Nothing you have said makes the analysis wrong. At this point, you're essentially just resorting to ad homenem and begging the question.
Also.
> This statement is honestly so ridiculous that I felt it didn't warrant a direct response, but here's one anyway: AI enthusiasts have been proudly proclaiming for literal years that AI makes them 10x as productive based on cherry-picked anecdotes with zero empirical evidence to back it up.
Let's go back to remedial classes on this one.
"I have found that [tool] has made me more effective" is what we call lived experience. It is an "i" statement communicating something about the person’s life.

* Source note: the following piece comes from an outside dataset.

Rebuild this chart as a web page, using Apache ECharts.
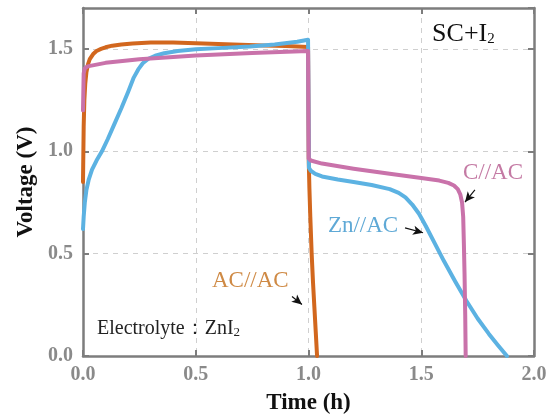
<!DOCTYPE html>
<html>
<head>
<meta charset="utf-8">
<script src="https://cdn.jsdelivr.net/npm/echarts@6/dist/echarts.min.js"></script>
<style>html,body{margin:0;padding:0;background:#fff;}#c{width:560px;height:420px;}</style>
</head>
<body>
<div id="c"></div>
<script>
// ---- data (Time h, Voltage V) ----
const xTicks = [0, 0.5, 1.0, 1.5, 2.0];
const yTicks = [0, 0.5, 1.0, 1.5];
const acac = [[0,0.85],[0.003,1.12],[0.006,1.25],[0.01,1.33],[0.015,1.385],[0.022,1.425],[0.03,1.45],[0.045,1.475],[0.06,1.49],[0.08,1.5],[0.1,1.508],[0.13,1.516],[0.17,1.522],[0.22,1.527],[0.3,1.531],[0.4,1.532],[0.5,1.528],[0.6,1.524],[0.7,1.52],[0.8,1.517],[0.9,1.514],[0.998,1.51],[1.001,0.96],[1.004,0.82],[1.008,0.68],[1.014,0.5],[1.02,0.36],[1.026,0.24],[1.032,0.12],[1.038,0]];
const znac = [[0,0.62],[0.003,0.68],[0.008,0.75],[0.015,0.81],[0.025,0.86],[0.04,0.91],[0.06,0.955],[0.084,1.0],[0.11,1.06],[0.14,1.135],[0.17,1.21],[0.2,1.29],[0.225,1.36],[0.245,1.4],[0.265,1.43],[0.29,1.452],[0.32,1.467],[0.36,1.479],[0.42,1.49],[0.5,1.498],[0.6,1.504],[0.74,1.512],[0.85,1.522],[0.95,1.535],[0.998,1.545],[1.002,0.92],[1.01,0.905],[1.03,0.89],[1.06,0.877],[1.13,0.862],[1.2,0.85],[1.28,0.835],[1.36,0.815],[1.4,0.797],[1.43,0.775],[1.46,0.74],[1.49,0.695],[1.52,0.635],[1.56,0.55],[1.6,0.465],[1.65,0.365],[1.7,0.27],[1.75,0.183],[1.8,0.108],[1.84,0.053],[1.88,0]];
const cac = [[0,1.2],[0.003,1.38],[0.008,1.405],[0.02,1.415],[0.1,1.432],[0.25,1.45],[0.5,1.468],[0.75,1.48],[0.998,1.49],[1.001,0.965],[1.01,0.955],[1.06,0.94],[1.2,0.915],[1.36,0.89],[1.5,0.87],[1.58,0.857],[1.62,0.846],[1.645,0.833],[1.662,0.815],[1.673,0.79],[1.681,0.75],[1.686,0.68],[1.689,0.55],[1.692,0.4],[1.695,0.2],[1.697,0]];
const labels = { sc: 'SC+I', cac: 'C//AC', znac: 'Zn//AC', acac: 'AC//AC', elec: 'Electrolyte：ZnI' };
const arrowAcac = [[0.927,0.291],[0.971,0.252]];
const arrowCac = [[1.738,0.811],[1.694,0.752]];
const arrowZnac = [[1.428,0.626],[1.508,0.602]];

const cOrange = '#d2671e', cBlue = '#5cb2e2', cPink = '#c972aa';
const serif = '"Liberation Serif","DejaVu Serif",serif';
const frame = '#7d7d7d';

const chart = echarts.init(document.getElementById('c'), null, {renderer:'canvas'});
const fmt = v => v.toFixed(1);
function arrowLine(pts){
  return {silent:true, symbol:['none','arrow'], symbolSize:[7,10], label:{show:false},
    lineStyle:{color:'#111', width:1.2, type:'solid'},
    data:[[{coord:pts[0]},{coord:pts[1]}]]};
}
chart.setOption({
  animation:false,
  backgroundColor:'#fff',
  grid:{left:83, right:26, top:8, bottom:63},
  xAxis:[{
    type:'value', min:0, max:2, interval:0.5,
    name:'Time (h)', nameLocation:'middle', nameGap:36,
    nameTextStyle:{fontFamily:serif, fontWeight:'bold', fontSize:23, color:'#111'},
    axisLine:{show:true, onZero:false, lineStyle:{color:frame, width:2.5}},
    axisTick:{show:true, inside:true, length:6, lineStyle:{color:frame, width:2}},
    axisLabel:{margin:9, fontFamily:serif, fontWeight:'bold', fontSize:20, color:'#8a8a8a', formatter:fmt},
    splitLine:{show:true, lineStyle:{color:'#cfcfcf', width:1, type:[5,5]}}
  },{
    type:'value', min:0, max:2, interval:0.5, position:'top',
    axisLine:{show:true, onZero:false, lineStyle:{color:frame, width:2.5}},
    axisTick:{show:true, inside:true, length:6, lineStyle:{color:frame, width:2}},
    axisLabel:{show:false}, splitLine:{show:false}
  }],
  yAxis:[{
    type:'value', min:0, max:1.7, interval:0.5,
    name:'Voltage (V)', nameLocation:'middle', nameGap:42,
    nameTextStyle:{fontFamily:serif, fontWeight:'bold', fontSize:23, color:'#111'},
    axisLine:{show:true, onZero:false, lineStyle:{color:frame, width:2.5}},
    axisTick:{show:true, inside:true, length:6, lineStyle:{color:frame, width:2}},
    axisLabel:{margin:10, fontFamily:serif, fontWeight:'bold', fontSize:20, color:'#8a8a8a', formatter:fmt, showMaxLabel:false},
    splitLine:{show:true, lineStyle:{color:'#cfcfcf', width:1, type:[5,5]}}
  },{
    type:'value', min:0, max:1.7, interval:0.5, position:'right',
    axisLine:{show:true, onZero:false, lineStyle:{color:frame, width:2.5}},
    axisTick:{show:true, inside:true, length:6, lineStyle:{color:frame, width:2}},
    axisLabel:{show:false}, splitLine:{show:false}
  }],
  series:[
    {type:'line', name:'AC//AC', data:acac, showSymbol:false, smooth:false, lineStyle:{color:cOrange, width:4, join:'round', cap:'round'}, z:2, markLine:arrowLine(arrowAcac)},
    {type:'line', name:'Zn//AC', data:znac, showSymbol:false, smooth:false, lineStyle:{color:cBlue, width:4, join:'round', cap:'round'}, z:3, markLine:arrowLine(arrowZnac)},
    {type:'line', name:'C//AC', data:cac, showSymbol:false, smooth:false, lineStyle:{color:cPink, width:4, join:'round', cap:'round'}, z:4, markLine:arrowLine(arrowCac)}
  ]
});

function pt(x,y){ return chart.convertToPixel({xAxisIndex:0, yAxisIndex:0},[x,y]); }
function txt(pos, rich, text, fill, size){
  const p = pt(pos[0], pos[1]);
  return {type:'text', x:p[0], y:p[1], z:100, style:{text:text, fill:fill, font: size+'px '+serif, verticalAlign:'middle', align:'left', rich:rich}};
}
const subRich = (big, small, col) => ({b:{fontSize:big, fontFamily:serif, fill:col, color:col}, s:{fontSize:small, fontFamily:serif, fill:col, color:col, verticalAlign:'bottom', padding:[0,0,0,0]}});
chart.setOption({graphic:[
  txt([1.548,1.573], subRich(26,15,'#111'), '{b|'+labels.sc+'}{s|2}', '#111', 26),
  txt([1.685,0.893], null, labels.cac, '#c47aa4', 23),
  txt([1.086,0.636], null, labels.znac, '#5fa9d6', 23),
  txt([0.572,0.369], null, labels.acac, '#cf8a45', 23),
  txt([0.062,0.131], subRich(20,13,'#222'), '{b|'+labels.elec+'}{s|2}', '#222', 20)
]});
</script>
</body>
</html>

It does not require evidence by default, and you are a crazy person if you call bullshit without good reason, because many "I" statements are epistemically justified in ways that can't be empirically demonstrated or require tacit knowledge.
"[tool] has been buggier since [change]" is a falsifiable claim; you need to actually provide evidence for believing it, and what I'm showing is literally that there isn't any.